Over the past few years, streamers have attempted to engineer “so-bad-it’s-good” hype for their offerings. Creating the worst film possible has become an explicit aim, which has resulted in almost-infinite permutations combining baking, identity swaps, princes and minor skiing accidents in fictional European countries. Look at how bad this is, the film seems to say. Isn’t it terrible, reiterates the marketing. And yes, these films are indubitably bad, but in the pedestrian sense: stilted dialogue punctuated with awkward silences, plot strands that are forgotten about, dead-behind-the-eyes performances. (One exception, I must admit, is Hot Frosty, a supremely stupid film that executes its premise – a buff snowman comes to life to help a lonely widow from having to do her own DIY – as skilfully as can be expected.)
But in order for a film to break through to something approaching the sublime, there needs to be an element of failure: the film-maker ought to at least try to make it good. Knowingly making a film as atrocious as possible while winking at the audience is lazy and ultimately unsatisfying. To become a true cult classic you can’t begin with the assumption of badness: you must have badness thrust upon you.

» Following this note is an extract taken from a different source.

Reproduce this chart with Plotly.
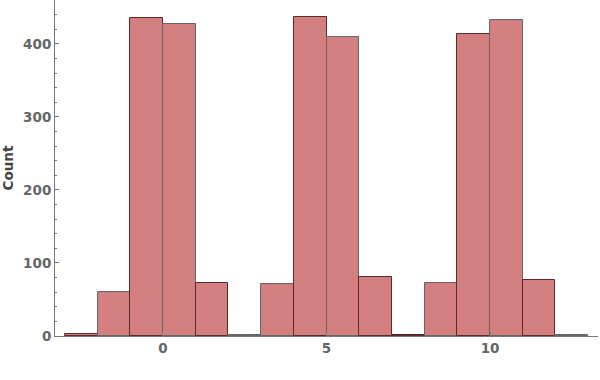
import plotly.graph_objects as go

bin_edges = list(range(-3, 14))
counts = [3, 60, 435, 427, 73, 1, 71, 437, 410, 81, 2, 72, 414, 433, 77, 2]
edge_colors = ["#5a2a2a", "#666666", "#5a2a2a", "#666666", "#5a2a2a", "#666666",
               "#666666", "#5a2a2a", "#666666", "#5a2a2a", "#5a2a2a", "#666666",
               "#5a2a2a", "#666666", "#5a2a2a", "#666666"]

centers = [(bin_edges[i] + bin_edges[i + 1]) / 2 for i in range(len(counts))]
widths = [bin_edges[i + 1] - bin_edges[i] for i in range(len(counts))]

fig = go.Figure(go.Bar(
    x=centers, y=counts, width=widths,
    marker=dict(color="#d37f7f", line=dict(color=edge_colors, width=1)),
))

font_fam = "DejaVu Sans"
fig.update_layout(
    width=600, height=380,
    margin=dict(l=55, r=2, t=0, b=44),
    plot_bgcolor="white", paper_bgcolor="white",
    showlegend=False, bargap=0,
    font=dict(family=font_fam, color="#666666"),
)
fig.update_xaxes(
    range=[-3.3, 13.3], tickvals=[0, 5, 10], ticktext=["0", "5", "10"],
    showgrid=False, zeroline=False, showline=True, linecolor="#777777", linewidth=1,
    ticks="inside", ticklen=4, tickcolor="#777777",
    tickfont=dict(family=font_fam, size=13.5, color="#666666", weight="bold"),
)
fig.update_yaxes(
    range=[0, 460], tickvals=[0, 100, 200, 300, 400],
    showgrid=False, zeroline=False, showline=True, linecolor="#777777", linewidth=1,
    ticks="inside", ticklen=4, tickcolor="#777777",
    minor=dict(dtick=20, ticks="inside", ticklen=2, tickcolor="#777777", showgrid=False),
    tickfont=dict(family=font_fam, size=13.5, color="#666666", weight="bold"),
    title=dict(text="Count", font=dict(family=font_fam, size=13.5, color="#444444", weight="bold"), standoff=7),
)
fig.write_html("out.html")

That said, I have high hopes for Christmas in the Spotlight, a thinly veiled fictionalisation of Taylor Swift and Travis Kelce’s whirlwind romance that includes the line “I’m just with you for your fantastic body”.
The eyes have had it
Last week, the Oregon city of Bend urged its citizens to stop sticking googly eyes on its statues. Although the additions have been popular with residents, the city has spent $1,500 (£1,190) on removing the eyes; one Facebook user pointed out that “It would cost $0 to leave them on”. Officials replied that they were concerned about the adhesive causing damage to the artworks, adding that there was “no intent to be heavy-handed and we certainly understand maybe how that was taken”.

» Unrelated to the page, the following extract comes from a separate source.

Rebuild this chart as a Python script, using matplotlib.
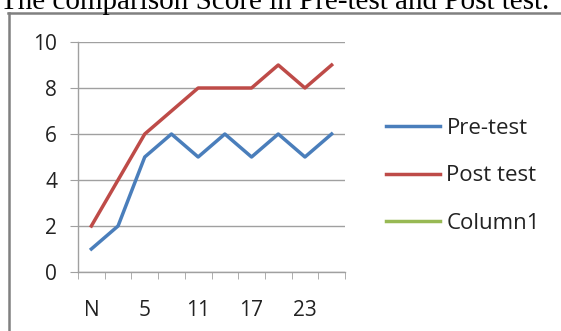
import matplotlib.pyplot as plt
from matplotlib.lines import Line2D

# Score data for each test point
categories = ['N', '2', '5', '8', '11', '14', '17', '20', '23', '26']
pre_test = [1, 2, 5, 6, 5, 6, 5, 6, 5, 6]
post_test = [2, 4, 6, 7, 8, 8, 8, 9, 8, 9]
column1 = []

fig = plt.figure(figsize=(5.61, 3.31), dpi=100)
ax = fig.add_axes([78 / 561, 1 - 272 / 331, (345 - 78) / 561, (272 - 42) / 331])

x = list(range(len(categories)))
ax.plot(x, pre_test, color='#4A7EBB', lw=2.5, label='Pre-test')
ax.plot(x, post_test, color='#BE4B48', lw=2.5, label='Post test')
ax.plot(column1, column1, color='#98B954', lw=2.5, label='Column1')

ax.set_xlim(-0.5, len(categories) - 0.5)
ax.set_ylim(0, 10)
ax.set_yticks(range(0, 11, 2))
ax.yaxis.grid(True, color='#a0a0a0', lw=1)
ax.set_axisbelow(True)

# only every other category label is shown
ax.set_xticks(x[::2])
ax.set_xticklabels(categories[::2])
ax.set_xticks([i - 0.5 for i in range(len(categories) + 1)], minor=True)
ax.tick_params(axis='x', which='major', length=0, pad=20)
ax.tick_params(axis='x', which='minor', length=5, color='#a0a0a0', direction='out')
ax.tick_params(axis='y', length=6, color='#a0a0a0', pad=9)
for lbl in ax.get_xticklabels() + ax.get_yticklabels():
    lbl.set_fontfamily('Open Sans')
    lbl.set_fontsize(15)
    lbl.set_color('#222222')

for side in ['top', 'right']:
    ax.spines[side].set_visible(False)
for side in ['left', 'bottom']:
    ax.spines[side].set_color('#a0a0a0')
    ax.spines[side].set_linewidth(1)

leg = ax.legend(loc='center left', bbox_to_anchor=(386 / 561, 1 - 176 / 331),
                bbox_transform=fig.transFigure, frameon=False,
                handlelength=2.45, handletextpad=0.27, labelspacing=1.2,
                borderpad=0, borderaxespad=0,
                prop={'family': 'Open Sans', 'size': 16})
for t in leg.get_texts():
    t.set_color('#222222')

# chart border (top and left edges)
fig.add_artist(Line2D([8 / 561, 1], [1 - 13 / 331, 1 - 13 / 331], color='#808080', lw=1.8))
fig.add_artist(Line2D([9 / 561, 9 / 561], [0, 1 - 13 / 331], color='#808080', lw=1.8))

fig.text(0, 1 - 9 / 331, 'The comparison Score in Pre-test and Post test.',
         family='Liberation Serif', fontsize=21, ha='left', va='baseline', color='black')

fig.savefig('out.png', dpi=100)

Meanwhile, Just Stop Oil activists Phoebe Plummer and Anna Holland are in prison for two years and 20 months respectively for throwing soup at Van Gogh’s Sunflowers, causing damage to the frame (the painting was unharmed). We can only hope that, if caught, the individual behind the googly eyes does not admit to similar environmental leanings.
Leo lives!
For the past few months, I’ve been following the social media account of Mohammed, a young man in Gaza who posts updates about his cat, Leo. Every day, he uploads a photo of him and his magnificent ragdoll, with the caption “Leo and I are still alive”.
Whenever he doesn’t post an update, I am distraught. Their situation continues to be concerning: Mohammed is trying to raise money to help feed his sister’s seven-month-old baby. Let’s hope for their sake, and for everyone else in Gaza, the West Bank and further afield, that the ceasefire talks in Doha lead to lasting peace in the region.